The next day Tripp got home from daycare to find his bedroom had been converted into a shooting range. I had five of his stuffed animals lined up on his dresser. His bed was the firing line. When I showed him two little single shot Nerf guns he was psyched. When I told him there were rules we had to learn he was not. We spent the next hour going over the same rules that govern every law enforcement range I have ever trained on:
- Treat every gun as if it is loaded.
- Never aim a gun at something you don’t intend to shoot.
- Finger off the trigger until you’re ready to fire.
It took us a little while to get the rules and we both had violations if I’m being honest. But once we had the rules of the range down, shooting our little Nerf guns became a daily thing until the next Car’s movie came out and we were back to racing around on the floor. That was two years ago, we still shoot a couple of times a month, and now the guns are cooler.
Even though he plays by the ‘range rules’ at home I wondered how much of that held when submerged amongst the brain trust of his classmates. In my mind I imagined discipline a myth and that he and his friends at school were running around the playground like it was the street scene in Heat.
Then this weekend we were wandering down the street when a kid, maybe eight-years-old came out of a store sporting one of those toy pirate flintlocks. He stops in front of me, Tripp, and some random woman and pops all of us. It was just a noise maker and I’m pretty sure his aim was off but the act left my now five-year-old absolutely incensed.

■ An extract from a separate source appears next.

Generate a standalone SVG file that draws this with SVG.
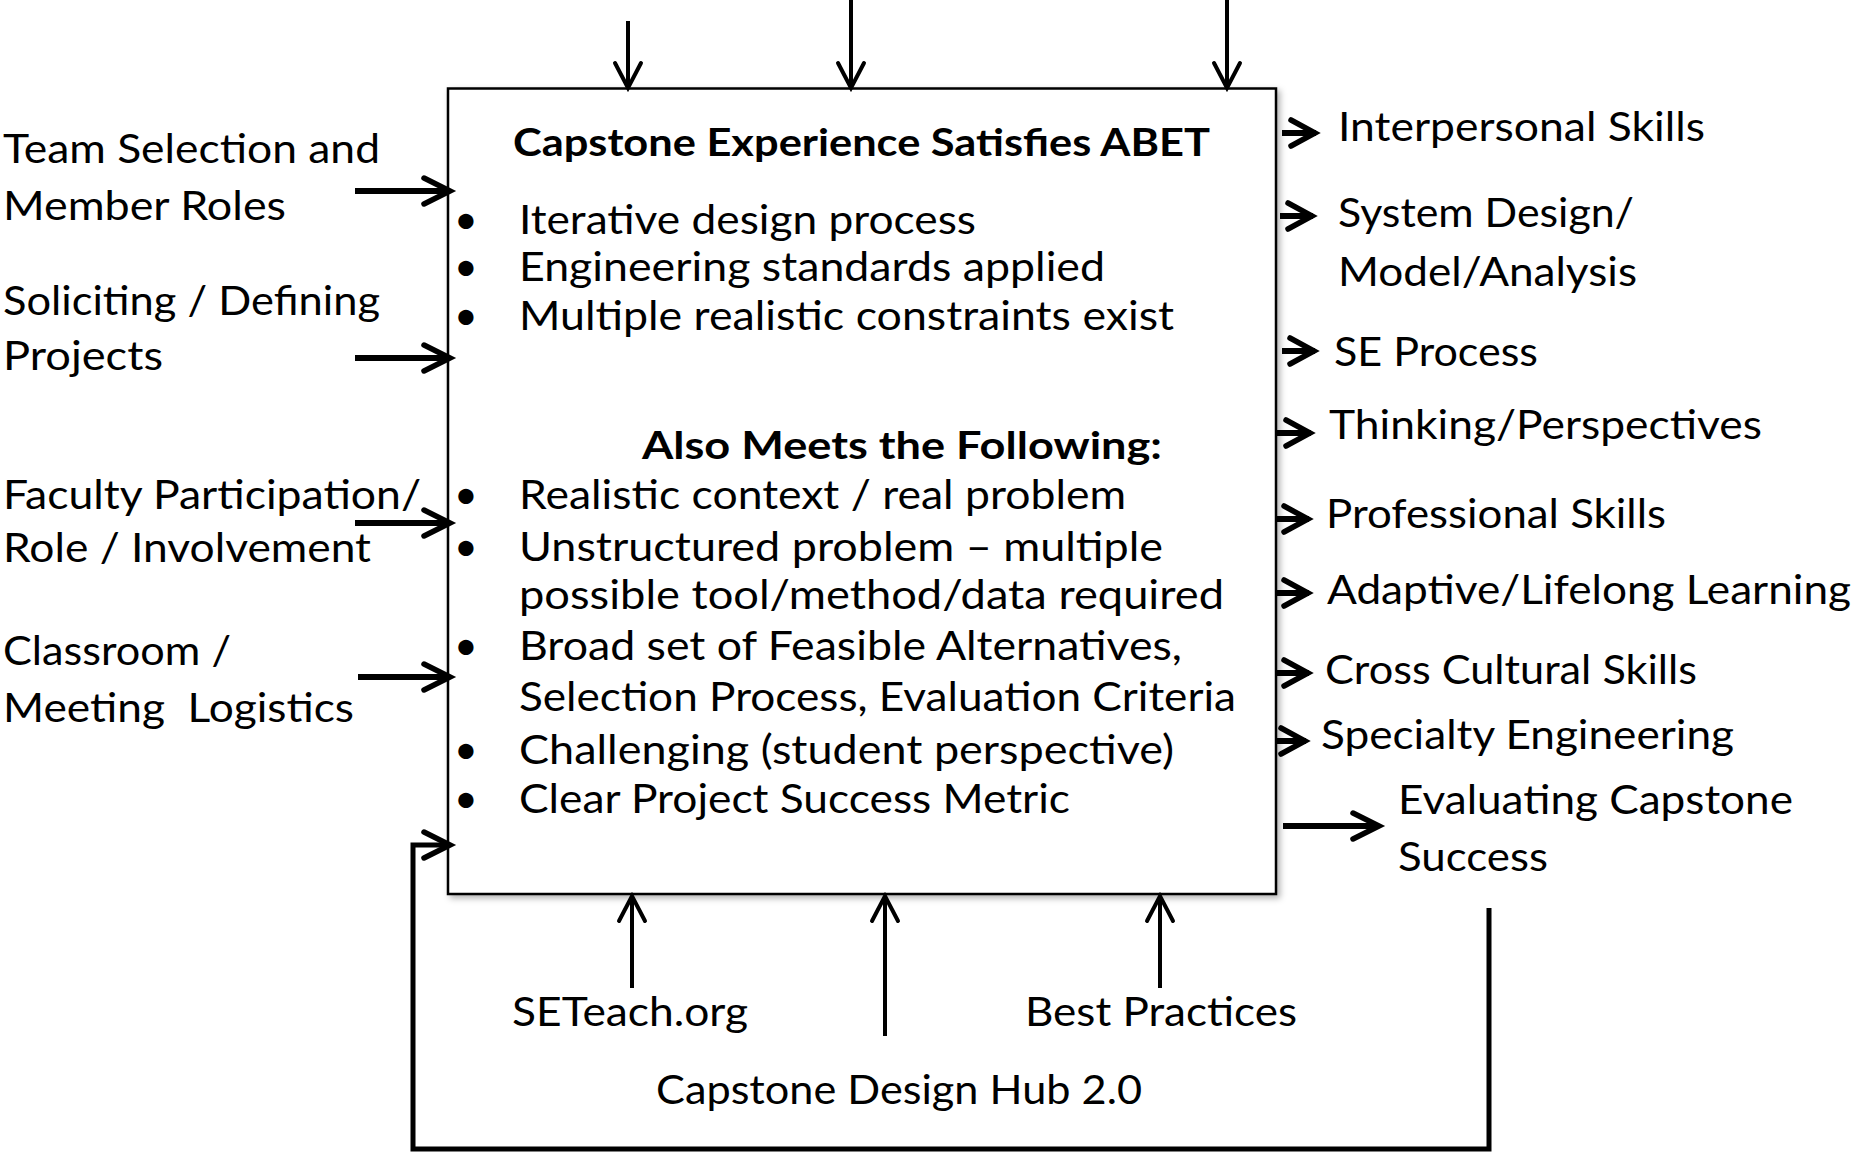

“Whoa, No! That’s not how you do it!” he yelled at the older kid. Tripp’s outburst was enough to freeze the kid in his tracks. The older boy cocked his head to the side and looked like a dog trying to figure out how to handle a turtle wandering through the yard. Tripp squared off with him and put his hand out like a gun pointed to the sky, put it right at eye level and flexed his little ‘trigger’ finger, “Finger off the trigger unless you ready to shoot,” he barked.
He looked at me, “Did you see him, he had his finger…” his voice drifted off as the pirate disappeared in the crowd.
“I know bud,”
“He dinit control his weapon!”
“No, he didn’t,” I agreed while fighting the urge to do an end zone dance right there on the street.
“He needs the rules!”
“Yes, he does,” I agreed,
When I gave him a high five he looked at me suspiciously. I let him wonder as we continued our walk down the street.
I don’t know what it is about little boys and guns. I was hoping to keep that aspect of life away from him for as long possible, thanks daycare. My only guess is that guns are part of our human nature. We are a society based on violence, guns have been glorified since the creation of the blunderbuss, before that the sword got all the attention. Humans are predators by design, maybe guns and violence feed some primal part of us.
Not trying to enter the gun debate, and the last person anyone should take parenting advice from is me so this is not a parent strategy session. I just had a fun dad moment I figured might make a good post.